Winter Storm Exposes Broadway’s “Show Must Go On” Problem
by Chris Peterson
Broadway loves a good mantra. We whisper them to ourselves when things get hard. And near the top of that list, right next to “trust the process” and “it’ll be fine,” sits the ever-reliable the show must go on.
Except sometimes… no. Sometimes the show actually does not have to go on.
This weekend was one of those times.
As a winter storm rolled toward New York, with weather alerts lighting up phones and public officials telling people, very plainly, to stay home if they could, Broadway leadership did what it so often does in moments like this: it waited. It crossed its fingers and hoped the problem would solve itself by curtain time.
It didn’t.
Instead, performers, crew members, front-of-house staff, and ticket holders were left in limbo. Shows were technically “still on” while trains were being suspended, roads were icing over, and people were doing the mental math of whether getting to work was worth the risk of not getting home.
And the frustration spilled out. Publicly. Because at some point, the silence from leadership starts to feel like an answer.
“This is so dangerous,” Olivia Hardy wrote. “Performers are human beings… it’s insane to send us to work in this and to fight to get home at 11pm.” That last part matters.
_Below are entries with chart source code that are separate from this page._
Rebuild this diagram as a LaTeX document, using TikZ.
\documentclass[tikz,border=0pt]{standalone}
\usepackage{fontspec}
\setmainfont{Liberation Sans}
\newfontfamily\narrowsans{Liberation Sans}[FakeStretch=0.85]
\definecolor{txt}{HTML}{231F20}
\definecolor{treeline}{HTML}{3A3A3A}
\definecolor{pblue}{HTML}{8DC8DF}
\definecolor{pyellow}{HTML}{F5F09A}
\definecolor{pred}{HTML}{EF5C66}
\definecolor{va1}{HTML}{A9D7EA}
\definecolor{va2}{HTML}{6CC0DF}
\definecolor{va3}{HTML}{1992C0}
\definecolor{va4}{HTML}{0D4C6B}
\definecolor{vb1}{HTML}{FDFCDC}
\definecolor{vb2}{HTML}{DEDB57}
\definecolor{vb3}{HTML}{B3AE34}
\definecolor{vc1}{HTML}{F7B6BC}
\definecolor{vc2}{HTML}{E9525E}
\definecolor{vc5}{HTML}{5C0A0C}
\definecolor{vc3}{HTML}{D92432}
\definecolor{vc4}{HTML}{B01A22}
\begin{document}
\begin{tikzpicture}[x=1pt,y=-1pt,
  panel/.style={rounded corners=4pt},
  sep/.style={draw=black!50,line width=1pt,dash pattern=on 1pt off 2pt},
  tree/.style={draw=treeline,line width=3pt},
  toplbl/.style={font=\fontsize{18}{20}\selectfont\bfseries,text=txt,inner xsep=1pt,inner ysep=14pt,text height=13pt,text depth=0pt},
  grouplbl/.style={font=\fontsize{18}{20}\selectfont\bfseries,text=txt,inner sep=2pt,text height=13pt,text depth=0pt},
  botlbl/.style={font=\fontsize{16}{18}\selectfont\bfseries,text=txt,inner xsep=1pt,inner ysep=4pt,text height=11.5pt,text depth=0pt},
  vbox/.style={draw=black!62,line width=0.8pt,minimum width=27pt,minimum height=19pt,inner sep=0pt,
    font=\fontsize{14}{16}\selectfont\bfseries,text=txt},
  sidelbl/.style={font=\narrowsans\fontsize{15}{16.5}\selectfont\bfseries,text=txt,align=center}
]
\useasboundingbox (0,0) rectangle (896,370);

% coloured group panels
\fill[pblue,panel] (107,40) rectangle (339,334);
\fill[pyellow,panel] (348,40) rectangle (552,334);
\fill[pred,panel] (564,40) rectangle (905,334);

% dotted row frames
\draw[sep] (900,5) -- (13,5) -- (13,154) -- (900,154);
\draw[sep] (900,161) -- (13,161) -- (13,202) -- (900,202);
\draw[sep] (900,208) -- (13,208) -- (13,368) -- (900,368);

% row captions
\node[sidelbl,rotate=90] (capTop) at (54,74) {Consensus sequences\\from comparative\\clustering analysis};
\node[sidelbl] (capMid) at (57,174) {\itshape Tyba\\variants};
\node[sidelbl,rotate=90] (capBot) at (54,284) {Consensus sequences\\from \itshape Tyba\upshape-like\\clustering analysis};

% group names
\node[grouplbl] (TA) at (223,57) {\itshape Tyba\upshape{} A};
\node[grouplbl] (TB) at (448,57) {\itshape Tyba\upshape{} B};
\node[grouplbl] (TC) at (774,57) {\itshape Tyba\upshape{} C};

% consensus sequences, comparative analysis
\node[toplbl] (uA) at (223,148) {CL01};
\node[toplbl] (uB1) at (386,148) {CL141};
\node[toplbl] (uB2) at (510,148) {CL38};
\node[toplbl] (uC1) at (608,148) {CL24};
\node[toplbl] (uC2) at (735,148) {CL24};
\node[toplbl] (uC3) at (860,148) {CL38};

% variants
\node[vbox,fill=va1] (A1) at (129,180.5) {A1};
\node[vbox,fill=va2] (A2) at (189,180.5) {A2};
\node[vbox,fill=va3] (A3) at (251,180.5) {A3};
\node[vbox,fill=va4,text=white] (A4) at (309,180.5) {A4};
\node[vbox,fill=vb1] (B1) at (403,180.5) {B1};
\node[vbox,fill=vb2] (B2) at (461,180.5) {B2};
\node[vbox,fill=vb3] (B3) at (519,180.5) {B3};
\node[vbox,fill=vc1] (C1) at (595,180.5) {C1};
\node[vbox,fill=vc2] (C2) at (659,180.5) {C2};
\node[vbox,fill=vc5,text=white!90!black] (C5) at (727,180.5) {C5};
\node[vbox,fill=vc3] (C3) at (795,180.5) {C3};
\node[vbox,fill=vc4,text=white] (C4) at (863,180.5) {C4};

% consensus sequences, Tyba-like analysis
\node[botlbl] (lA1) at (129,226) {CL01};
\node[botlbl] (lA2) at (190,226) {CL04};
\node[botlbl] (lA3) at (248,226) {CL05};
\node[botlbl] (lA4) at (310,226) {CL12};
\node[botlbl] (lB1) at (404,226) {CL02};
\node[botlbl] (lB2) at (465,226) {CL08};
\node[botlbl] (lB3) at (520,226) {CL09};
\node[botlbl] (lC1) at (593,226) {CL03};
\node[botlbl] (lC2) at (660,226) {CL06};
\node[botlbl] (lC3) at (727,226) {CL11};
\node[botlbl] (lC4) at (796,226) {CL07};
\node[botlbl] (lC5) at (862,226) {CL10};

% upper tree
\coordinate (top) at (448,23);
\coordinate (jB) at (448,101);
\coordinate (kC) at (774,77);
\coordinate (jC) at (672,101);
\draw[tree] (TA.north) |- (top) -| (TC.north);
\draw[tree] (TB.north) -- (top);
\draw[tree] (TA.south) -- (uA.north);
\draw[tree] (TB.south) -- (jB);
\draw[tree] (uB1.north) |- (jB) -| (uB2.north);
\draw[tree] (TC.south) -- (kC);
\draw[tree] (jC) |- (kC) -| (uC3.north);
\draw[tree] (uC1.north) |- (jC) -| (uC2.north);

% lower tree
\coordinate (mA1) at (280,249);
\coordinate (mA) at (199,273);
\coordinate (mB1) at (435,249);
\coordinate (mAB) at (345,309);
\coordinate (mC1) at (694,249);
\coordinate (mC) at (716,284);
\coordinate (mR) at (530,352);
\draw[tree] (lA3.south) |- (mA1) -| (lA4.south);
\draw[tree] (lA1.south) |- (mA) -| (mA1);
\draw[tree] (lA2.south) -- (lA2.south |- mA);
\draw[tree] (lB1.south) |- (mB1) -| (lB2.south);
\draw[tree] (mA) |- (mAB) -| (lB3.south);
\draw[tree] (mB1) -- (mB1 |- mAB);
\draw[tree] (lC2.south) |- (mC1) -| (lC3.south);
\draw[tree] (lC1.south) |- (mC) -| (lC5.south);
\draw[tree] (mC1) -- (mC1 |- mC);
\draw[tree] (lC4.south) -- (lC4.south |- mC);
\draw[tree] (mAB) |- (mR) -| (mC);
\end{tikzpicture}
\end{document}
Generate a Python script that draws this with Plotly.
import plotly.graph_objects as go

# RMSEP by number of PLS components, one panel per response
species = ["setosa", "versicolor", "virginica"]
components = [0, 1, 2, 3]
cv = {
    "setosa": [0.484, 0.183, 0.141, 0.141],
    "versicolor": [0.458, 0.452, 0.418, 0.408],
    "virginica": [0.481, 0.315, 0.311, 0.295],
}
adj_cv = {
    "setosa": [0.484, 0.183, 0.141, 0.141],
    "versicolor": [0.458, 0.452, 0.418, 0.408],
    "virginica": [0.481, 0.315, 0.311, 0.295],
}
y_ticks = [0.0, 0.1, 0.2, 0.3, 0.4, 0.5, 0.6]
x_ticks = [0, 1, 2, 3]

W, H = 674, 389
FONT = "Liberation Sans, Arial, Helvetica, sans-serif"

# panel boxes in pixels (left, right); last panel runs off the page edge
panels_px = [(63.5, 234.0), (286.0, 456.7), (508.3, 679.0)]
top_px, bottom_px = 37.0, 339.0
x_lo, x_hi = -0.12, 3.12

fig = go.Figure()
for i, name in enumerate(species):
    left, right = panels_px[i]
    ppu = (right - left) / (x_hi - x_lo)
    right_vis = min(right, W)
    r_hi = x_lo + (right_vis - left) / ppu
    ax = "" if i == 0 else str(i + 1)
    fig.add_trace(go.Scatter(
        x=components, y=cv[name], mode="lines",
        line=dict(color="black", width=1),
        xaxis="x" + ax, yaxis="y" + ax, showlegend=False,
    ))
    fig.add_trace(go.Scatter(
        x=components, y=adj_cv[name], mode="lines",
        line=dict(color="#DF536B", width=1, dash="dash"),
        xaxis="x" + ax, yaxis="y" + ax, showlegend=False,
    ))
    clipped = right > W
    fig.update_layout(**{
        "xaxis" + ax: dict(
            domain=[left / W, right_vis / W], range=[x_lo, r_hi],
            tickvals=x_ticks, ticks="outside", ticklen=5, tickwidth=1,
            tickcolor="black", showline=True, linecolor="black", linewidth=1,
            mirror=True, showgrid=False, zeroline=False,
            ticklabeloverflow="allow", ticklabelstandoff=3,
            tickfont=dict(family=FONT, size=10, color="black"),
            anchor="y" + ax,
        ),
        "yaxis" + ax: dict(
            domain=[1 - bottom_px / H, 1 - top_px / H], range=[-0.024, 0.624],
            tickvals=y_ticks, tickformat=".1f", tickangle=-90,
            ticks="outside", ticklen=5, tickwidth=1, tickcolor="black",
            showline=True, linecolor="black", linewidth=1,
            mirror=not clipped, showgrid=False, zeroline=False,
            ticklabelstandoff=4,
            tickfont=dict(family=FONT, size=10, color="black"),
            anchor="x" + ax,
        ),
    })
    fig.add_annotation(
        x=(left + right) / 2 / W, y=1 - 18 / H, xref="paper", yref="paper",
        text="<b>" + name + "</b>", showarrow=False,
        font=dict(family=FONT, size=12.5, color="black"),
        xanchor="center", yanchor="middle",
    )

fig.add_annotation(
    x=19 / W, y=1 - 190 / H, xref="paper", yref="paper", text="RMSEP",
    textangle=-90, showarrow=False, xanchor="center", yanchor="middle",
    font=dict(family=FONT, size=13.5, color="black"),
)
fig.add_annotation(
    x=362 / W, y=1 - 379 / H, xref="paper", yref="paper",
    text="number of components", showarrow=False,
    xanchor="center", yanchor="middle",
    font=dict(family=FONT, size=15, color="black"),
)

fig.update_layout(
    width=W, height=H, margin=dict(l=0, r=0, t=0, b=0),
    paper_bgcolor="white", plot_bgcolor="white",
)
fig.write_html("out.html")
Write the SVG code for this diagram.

Broadway loves the magic of an 8pm curtain but conveniently forgets that for a lot of workers, the night doesn’t end until long after the applause fades. Getting home safely is part of the job too.
Jenna Bainbridge cut straight to the heart of it: “There’s literally a state of emergency. Do better and keep theatre workers safe.” That shouldn’t be a controversial take. And yet here we were, watching shows post “we’re still performing” updates while the rest of the city was being told to hunker down.
Alex Newell said what everyone else was thinking with a little humor and a lot of truth: “What do you mean I have to Carrie Bradshaw to the theatre… Is making a dollar worth more than people’s safety?” Funny, yes. But also damning. Because if your business model requires people to dodge snowbanks and suspended transit just to keep the lights on, maybe the model needs revisiting.
What made this weekend especially frustrating wasn’t just that shows eventually canceled. Some did. Some didn’t. It was the when. The cancellations came late, piecemeal, and inconsistently. A patchwork of decisions that forced everyone else to scramble.
The Broadway League will point out, as it always does, that each production makes its own call. And sure, that’s technically true. But leadership isn’t just about rules. It’s about guidance. About stepping in when the stakes are bigger than box office grosses or refund policies.
And while the League deserves criticism here, individual producers shouldn’t get to quietly step out of frame. Establishing a culture where shows wait until the last possible minute isn’t something that happens in a vacuum. Producers are the ones making the final call for their houses. They’re the ones deciding whether to be proactive or to roll the dice and hope conditions improve by places. Too many chose silence or “we’re still assessing,” which in practice meant pushing the risk onto performers and staff who had the least power to say no.
That’s not leadership. That’s avoidance.
Keri René Fuller didn’t mince words, calling the decision to stay open “cowardly and greedy.” That may sound harsh, but it reflects a reality Broadway doesn’t love to confront: this industry is very good at celebrating sacrifice, especially when someone else is doing the sacrificing.
Here’s the thing. Broadway knows how to shut down. We’ve seen it happen. No one is asking for panic or overreaction. They’re asking for timely, unified decisions that prioritize people over precedent.
Waiting until the last possible moment doesn’t make Broadway tough or resilient. It makes it reactive. And reactive leadership, especially in dangerous conditions, pushes risk downward onto the people with the least power to say no.
The show didn’t need to go on this weekend. What needed to happen was leadership stepping up early, clearly, and decisively. Because safety shouldn’t be a last-minute call, and “the show must go on” is not, and has never been, a weather policy.
And if Broadway wants to keep talking about community, care, and values beyond the marquee, those values have to show up when it’s inconvenient. Especially then.